In the ANALYZE section of the script, on row 4, I filter out the incidents I want to process. On rows 5-9 I handle the scenario where there are no active alerts (yea right, hasn’t happened so for, seems there is always something broken over at Redmond). On rows 11-45 I handle the scenario where there are active alerts. Since the API is kind of crappy, and I have not found a way to get filtering of incidents to work, I need to download all messages in order to extract the details of the active incidents collected. On rows 14-29 I loop through the $incidents and match it to an actual message, create an event object with the information I need and add it to $report. On rows 30-35 I loop through the $report object to set statuses for each incident. On rows 36-44 I finally set the over all status and populate the $localEvent object, making it ready to be shoved into the CURE database.
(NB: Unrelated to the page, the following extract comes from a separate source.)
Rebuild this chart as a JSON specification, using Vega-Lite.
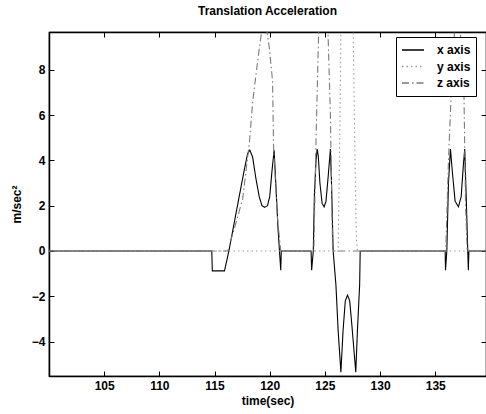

Worth noticing, on rows 41-42 I truncate how many broken services to be displayed in the CURE UI. Since there sometimes are many broken services over at Redmond, I limit the number to spell out to 4 to not break the UI.

Result

Here’s how the detector would look in the UI with a couple of active incidents (during the last 2 months, I have seen it green only once…)

Detector o365health overview

And if you click the headline you get the details of the current incidents.

Detector o365health details

The personal experiences, viewpoints and opinions expressed in this blog post are my own and in no way represent those of the company.